Your sound has been popularly classified as ‘disco bebop.’ Where does that classification come from?
Griffin: (to Brennan) Did you coin that one?
Brennan: I sure did.
Griffin: Yeah, Brennan came up with that.
Brennan: I’m a jazz musician at heart, so I grew up playing bebop and studying bebop and learning how to play lots of jazz music and you know I studied it all throughout high school and what have you and then I got into this big disco kick, and started playing with Jamie Register (of Jamie Register and The Glendales) and she was all into disco. So I started getting into the two of them and I’ve been writing songs that were kind of funk and bop influenced the whole time because I like playing funk music, Parliament’s been a big influence in my life, so I really love funk, and I really love jazz and so when we played our first show at this co-op party in Ann-Arbor, I had the idea of playing a Charlie Parker song with a disco backdrop.

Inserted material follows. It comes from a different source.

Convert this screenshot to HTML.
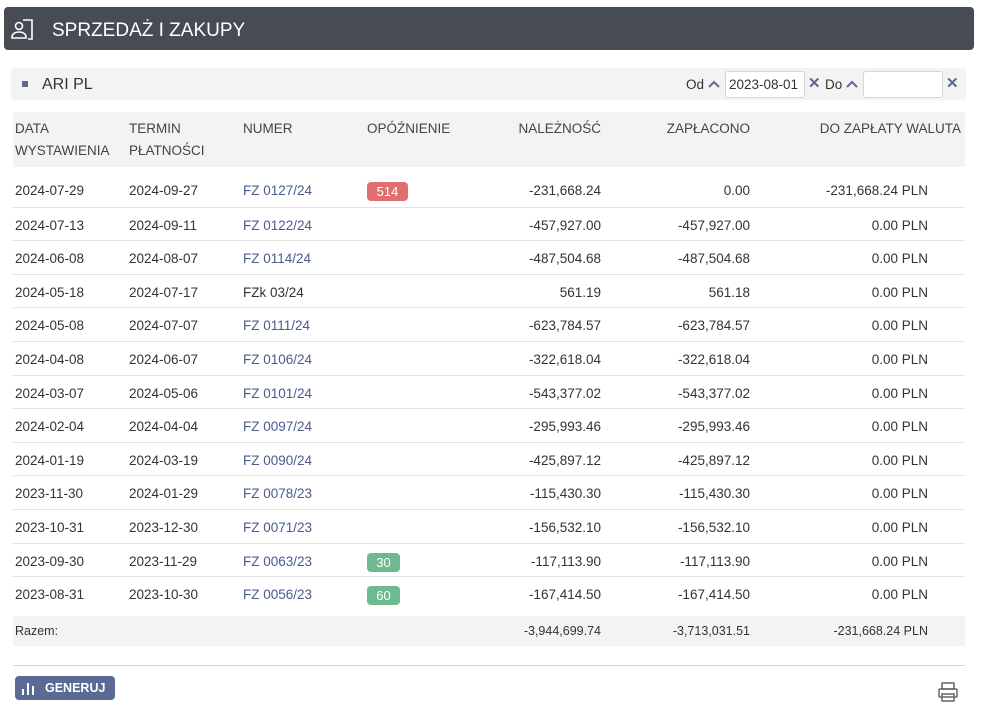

That’s what jazz is all about, signifying.
Brennan: So that’s what we did, we melded these two styles of music together. It’s like we played this tune, Dewey Square, which is a Charlie Parker tune but I was like…
Griffin: Put a disco beat on it!
Brennan: Yeah, put a disco beat on it (laughs). And we ended up doin’ the set together like that, and that’s kind of what started it off was actually playing this tune, Dewey Square. It’s kind of how ‘Bebop,’ which became the anthem for bebop just by being called ‘Bebop’ ‘cause nobody had a name for the style of music yet. And bebop got named bebop by the tune entitled ‘Bebop.’ So basically that’s how the name got started, or the style of music got started. It’s cause like, we were just f’in’ around with like, burning-ass jazz tunes and then climbing out and we realized that people don’t really dance to jazz anymore…but when we put that disco on it everyone was dancin’ their asses off…but the music was still complicated and interesting to play.
Griffin: It’s kind of also something people took and started running with it too. It was like, we were kind of just messin’ around, maybe saying ‘disco bebop’ on a couple of nights and it just kind of stuck. You know when someone asks me what kind of style we are, I do not say disco bebop. I usually say some form of fusion funk with latin influences and kind of you know…
Brennan: Disco bebop is an easy go-to for me, ‘cause it’s really hard to explain our sound because it’s extremely eclectic.
Well that’s why the term is interesting, because there’s so much that’s inherently encompassed in disco and bebop already.
Brennan: Yeah, the best way to check it out is to check it out, literally.
Your bio lists Ann-Arbor, your hometown, as one of America’s “great eccentric cities.” How have your roots there contributed to the Macpodz’s unique sound fusion?
Brennan: Hell man, I’m crazy enough to play music without a job for three years now. Haven’t had a job. Music is my job. And I feel like if I grew up in an institutionalized place that didn’t let me be free like that I probably would have another job right now, but I really love music, and I’m pretty sure everybody else loves music and that’s why we’re doin’ it you know. I got a daughter, you know what I mean. I’m not just messin’ around. I got a mouth to feed, so I’m definitely keeping it tight. I play five nights a week most weeks. I’m always working. Griffin knows what I’m talkin’ about, Griffin’s been gigging his ass off his whole life. We’re musicians first and foremost. Macpodz is kind of our exploration into our own selves.